First published on 02.06.2011.
Among the intricacies of the recent G8 summit held in Deauville, France last week (May 26-27) one gap in participation has received no attention. This is the absence of Bono!
I have attended a few G8s myself and I appreciate the buzz the U2 lead singer receives when he attends a G8. At the Heiligendamm G8 in June 2007 Bono was everywhere: participating at a packed press conference with Bob Geldof and Kumi Naidoo from CIVICUS the umbrella civil society organization; giving interviews with the BBC and other media, and then taking centre stage at the Voice Against Poverty rock concert in Rostock.
Nor was Bono alone. With him came a large and skilled entourage of advisors from his organization ONE and other NGOs such as Oxfam. And if you believe that Bono is only on the margins of the G8 think again. Unlike many of the G8 leaders, Bono gained a personal meeting with US president George W. Bush (on top of earlier meetings UK prime minister Tony Blair and German Chancellor Angela Merkel). What impressed observers (including myself) was how seamlessly Bono could move from being an outsider at the G8 to insider status and then become an outsider again.

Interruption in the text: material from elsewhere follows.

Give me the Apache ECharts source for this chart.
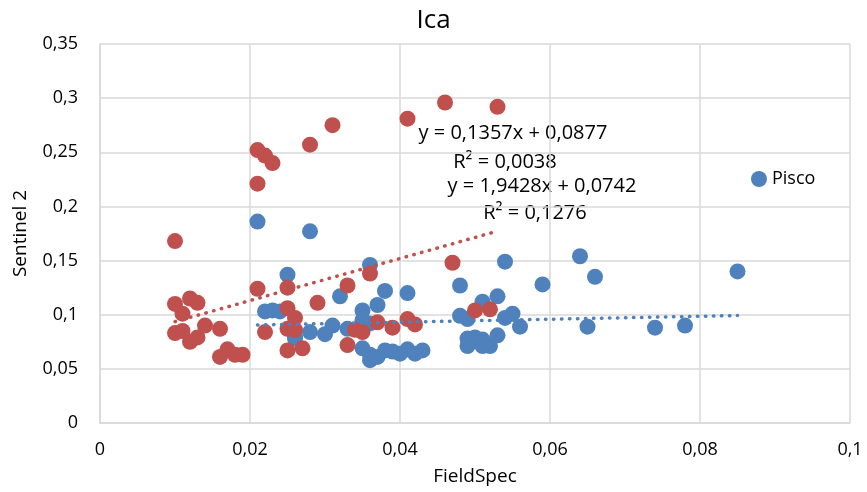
<!DOCTYPE html>
<html>
<head>
<meta charset="utf-8">
<script src="https://cdn.jsdelivr.net/npm/echarts@6/dist/echarts.min.js"></script>
<style>
  html, body { margin: 0; padding: 0; background: #fff; }
  #main { width: 867px; height: 492px; }
</style>
</head>
<body>
<div id="main"></div>
<script>
// Pisco (blue)
const piscoX = [0.021, 0.028, 0.025, 0.036, 0.032, 0.038, 0.041, 0.037, 0.035, 0.035,
    0.031, 0.030, 0.028, 0.026, 0.033, 0.022, 0.023, 0.024, 0.026, 0.035,
    0.036, 0.036, 0.037, 0.038, 0.039, 0.040, 0.041, 0.042, 0.043, 0.048,
    0.054, 0.059, 0.051, 0.053, 0.048, 0.049, 0.054, 0.055, 0.056, 0.049,
    0.049, 0.050, 0.051, 0.051, 0.052, 0.053, 0.064, 0.066, 0.085, 0.065,
    0.074, 0.078, 0.036]
const piscoY = [0.186, 0.177, 0.137, 0.146, 0.117, 0.122, 0.120, 0.109, 0.104, 0.095,
    0.090, 0.082, 0.084, 0.080, 0.087, 0.103, 0.104, 0.103, 0.078, 0.069,
    0.063, 0.058, 0.061, 0.067, 0.066, 0.064, 0.068, 0.064, 0.067, 0.127,
    0.149, 0.128, 0.112, 0.117, 0.099, 0.096, 0.097, 0.101, 0.089, 0.078,
    0.071, 0.079, 0.077, 0.071, 0.071, 0.081, 0.154, 0.135, 0.140, 0.089,
    0.088, 0.090, 0.092]

// Ica (red)
const icaX = [0.010, 0.021, 0.022, 0.023, 0.021, 0.028, 0.031, 0.041, 0.046, 0.053,
    0.021, 0.025, 0.029, 0.025, 0.026, 0.022, 0.025, 0.026, 0.025, 0.027,
    0.010, 0.012, 0.013, 0.011, 0.010, 0.011, 0.012, 0.013, 0.014, 0.016,
    0.016, 0.017, 0.018, 0.019, 0.036, 0.033, 0.033, 0.034, 0.035, 0.037,
    0.039, 0.041, 0.042, 0.047, 0.050, 0.052]
const icaY = [0.168, 0.252, 0.247, 0.240, 0.221, 0.257, 0.275, 0.281, 0.296, 0.292,
    0.124, 0.125, 0.111, 0.106, 0.097, 0.084, 0.087, 0.086, 0.067, 0.069,
    0.110, 0.115, 0.111, 0.101, 0.083, 0.085, 0.075, 0.079, 0.090, 0.087,
    0.061, 0.068, 0.063, 0.063, 0.138, 0.127, 0.072, 0.086, 0.084, 0.093,
    0.088, 0.096, 0.091, 0.148, 0.104, 0.105]

// trendline coefficients [slope, intercept]
const piscoFit = [0.1357, 0.0877]
const icaFit = [1.9428, 0.0742]

const blue = '#4F81BD'
const red = '#C0504D'
const font = 'Open Sans'

function pairs(xs, ys) {
    return xs.map((x, i) => [x, ys[i]])
}
function trend(xs, fit) {
    const a = Math.min(...xs), b = Math.max(...xs)
    return [[a, fit[0] * a + fit[1]], [b, fit[0] * b + fit[1]]]
}
function comma(v) {
    return String(+v.toFixed(4)).replace('.', ',')
}
function eqText(x, y, text) {
    return {
        type: 'text', x: x, y: y,
        style: { text: text, font: '20px "Open Sans"', fill: '#000', align: 'center', verticalAlign: 'middle' }
    }
}

var myChart = echarts.init(document.getElementById('main'));

option = {
    animation: false,
    backgroundColor: '#fff',
    textStyle: { fontFamily: font },
    title: {
        text: 'Ica',
        left: 'center',
        top: 3,
        textStyle: { fontFamily: font, fontSize: 26, fontWeight: 'normal', color: '#000' }
    },
    legend: {
        data: ['Pisco'],
        left: 746,
        top: 165,
        itemWidth: 16,
        itemHeight: 16,
        itemGap: 8,
        icon: 'circle',
        textStyle: { fontFamily: font, fontSize: 18, color: '#000' }
    },
    grid: { left: 100, right: 17, top: 44, bottom: 69, outerBoundsMode: 'none' },
    xAxis: {
        type: 'value',
        min: 0,
        max: 0.1,
        interval: 0.02,
        name: 'FieldSpec',
        nameLocation: 'middle',
        nameGap: 44,
        nameTextStyle: { fontFamily: font, fontSize: 19, color: '#000' },
        axisLine: { show: true, lineStyle: { color: '#d9d9d9', width: 1.5 } },
        axisTick: { show: false },
        axisLabel: { margin: 18, fontSize: 18, color: '#000', formatter: comma },
        splitLine: { show: true, lineStyle: { color: '#d9d9d9', width: 1.5 } }
    },
    yAxis: {
        type: 'value',
        min: 0,
        max: 0.35,
        interval: 0.05,
        name: 'Sentinel 2',
        nameLocation: 'middle',
        nameGap: 70,
        nameTextStyle: { fontFamily: font, fontSize: 19, color: '#000' },
        axisLine: { show: true, lineStyle: { color: '#d9d9d9', width: 1.5 } },
        axisTick: { show: false },
        axisLabel: { margin: 22, fontSize: 18, color: '#000', formatter: comma },
        splitLine: { show: true, lineStyle: { color: '#d9d9d9', width: 1.5 } }
    },
    series: [{
        name: 'Pisco',
        type: 'scatter',
        symbolSize: 16,
        itemStyle: { color: blue, opacity: 1 },
        data: pairs(piscoX, piscoY)
    }, {
        name: 'Ica',
        type: 'scatter',
        symbolSize: 16,
        itemStyle: { color: red, opacity: 1 },
        data: pairs(icaX, icaY)
    }, {
        name: 'Pisco trend',
        type: 'line',
        symbol: 'none',
        silent: true,
        lineStyle: { color: blue, width: 3.5, type: [0.5, 7.5], cap: 'round' },
        data: trend(piscoX, piscoFit)
    }, {
        name: 'Ica trend',
        type: 'line',
        symbol: 'none',
        silent: true,
        lineStyle: { color: red, width: 3.5, type: [0.5, 7.5], cap: 'round' },
        data: trend(icaX, icaFit)
    }],
    graphic: [
        eqText(513, 133, 'y = 0,1357x + 0,0877'),
        eqText(505, 162, 'R² = 0,0038'),
        eqText(542, 186, 'y = 1,9428x + 0,0742'),
        eqText(535, 213, 'R² = 0,1276')
    ]
};

myChart.setOption(option);
</script>
</body>
</html>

The puzzle of his absence is accentuated by the fact that Bono has had close interaction with Carla Bruni (the wife of President Sarkozy who served as the host of the French G8. Is it simply because he wants to return to the celebrity game without the diplomatic role attached? For in a strange staged juxtaposition Bono appeared not in Deauville but in the same week on the finale of American Idol, a show he said he found “exciting” because it brought him to “the centre of pop culture.”Before worrying that Bono had indeed grown fatigued by activism, worn down by constant lobbying and exposure to politicians though it is worth noticing how Bono and ONE are re-positioning away from the G8 and towards the G20 – increasingly the hub of economic diplomacy due to the inclusion of the BRICS and other big emerging states including Mexico which will host the G20 after France (Sarkozy getting a second opportunity to host a summit in November) in 2012.
In what I regard as a significant activity (more important than even American Idol), Bono met with President Calderon of Mexico on May 11 just weeks before the G8 to ask him to make the fight against poverty central to the 2012 G20 agenda.
Speaking after the meeting, Bono said: “Next year Mexico will chair the G20, the annual get together of the most powerful leaders on the planet. Obama, Hu Jintao, Sarkozy, Merkel, Zuma, Dilma, they’ll all be flying in. By the time they fly out, we want them to have agreed specific decisions which we know will save and transform lives in the poorest parts of the world. As the host, President Calderon will set the agenda. I asked him to persuade the G20 to take bold action on the fight against corruption globally, on improving healthcare, and on boosting agriculture around the world.”
And to accent the fact that this was a strategic choice, ONE’s organizational capacity moved into high gear as well. Oliver Buston who did a lot of the work behind the scenes for the Heiligendamm G8 has now become ONE’s Central and South America Director.
Far from being a sign of fatigue, Bono’s choice of appearance sends a signal about the shift in the global geometry of power. Although absent from the Deauville G8, he has not gone missing in action. Bono has simply changed the venue of summit where he and his organizational network will focus their concerted attention.